*What this task involves*. Give an exact transcription of every line, dropping the images.

┌─ Data segment

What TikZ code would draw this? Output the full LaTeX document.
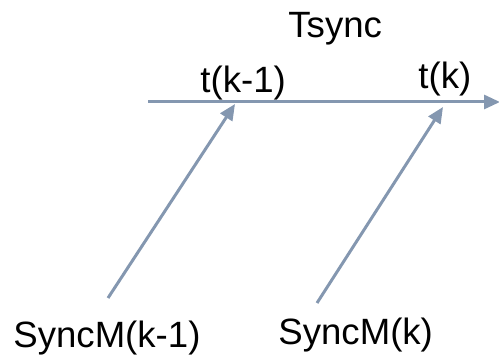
\documentclass[tikz,border=0pt]{standalone}
\usepackage{fontspec}
\setmainfont{Liberation Sans}
\usetikzlibrary{arrows.meta}
\definecolor{axisgray}{HTML}{8497B0}

\begin{document}
\begin{tikzpicture}[x=0.5pt,y=-0.5pt]
\tikzset{every node/.style={inner sep=0pt,anchor=base west,font=\fontsize{18.3}{22}\selectfont}}
\tikzset{syncarrow/.style={axisgray,line width=1.5pt,-{Triangle[length=8pt,width=7pt]}}}
\useasboundingbox (0,0) rectangle (499,357);
% time axis
\coordinate (t0) at (148,102);
\coordinate (t1) at (500,102);
\draw [syncarrow] (t0) -- (t1);
\node (tsync) at (288,38) {Tsync};
\node (tkm1) at (200,93) {t(k-1)};
\node (tk) at (418,89) {t(k)};
% sync messages
\coordinate (mkm1) at (108,298);
\coordinate (akm1) at (235,104);
\draw [syncarrow] (mkm1) -- (akm1);
\coordinate (mk) at (317,303);
\coordinate (ak) at (443,107);
\draw [syncarrow] (mk) -- (ak);
\node (syncm1) at (13,348) {SyncM(k-1)};
\node (syncm) at (278,345) {SyncM(k)};
\end{tikzpicture}
\end{document}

└─

*The reply*.
What TikZ code would draw this? Output the full LaTeX document.
\documentclass[tikz,border=0pt]{standalone}
\usepackage{fontspec}
\setmainfont{Liberation Sans}
\usetikzlibrary{arrows.meta}
\definecolor{axisgray}{HTML}{8497B0}

\begin{document}
\begin{tikzpicture}[x=0.5pt,y=-0.5pt]
\tikzset{every node/.style={inner sep=0pt,anchor=base west,font=\fontsize{18.3}{22}\selectfont}}
\tikzset{syncarrow/.style={axisgray,line width=1.5pt,-{Triangle[length=8pt,width=7pt]}}}
\useasboundingbox (0,0) rectangle (499,357);
% time axis
\coordinate (t0) at (148,102);
\coordinate (t1) at (500,102);
\draw [syncarrow] (t0) -- (t1);
\node (tsync) at (288,38) {Tsync};
\node (tkm1) at (200,93) {t(k-1)};
\node (tk) at (418,89) {t(k)};
% sync messages
\coordinate (mkm1) at (108,298);
\coordinate (akm1) at (235,104);
\draw [syncarrow] (mkm1) -- (akm1);
\coordinate (mk) at (317,303);
\coordinate (ak) at (443,107);
\draw [syncarrow] (mk) -- (ak);
\node (syncm1) at (13,348) {SyncM(k-1)};
\node (syncm) at (278,345) {SyncM(k)};
\end{tikzpicture}
\end{document}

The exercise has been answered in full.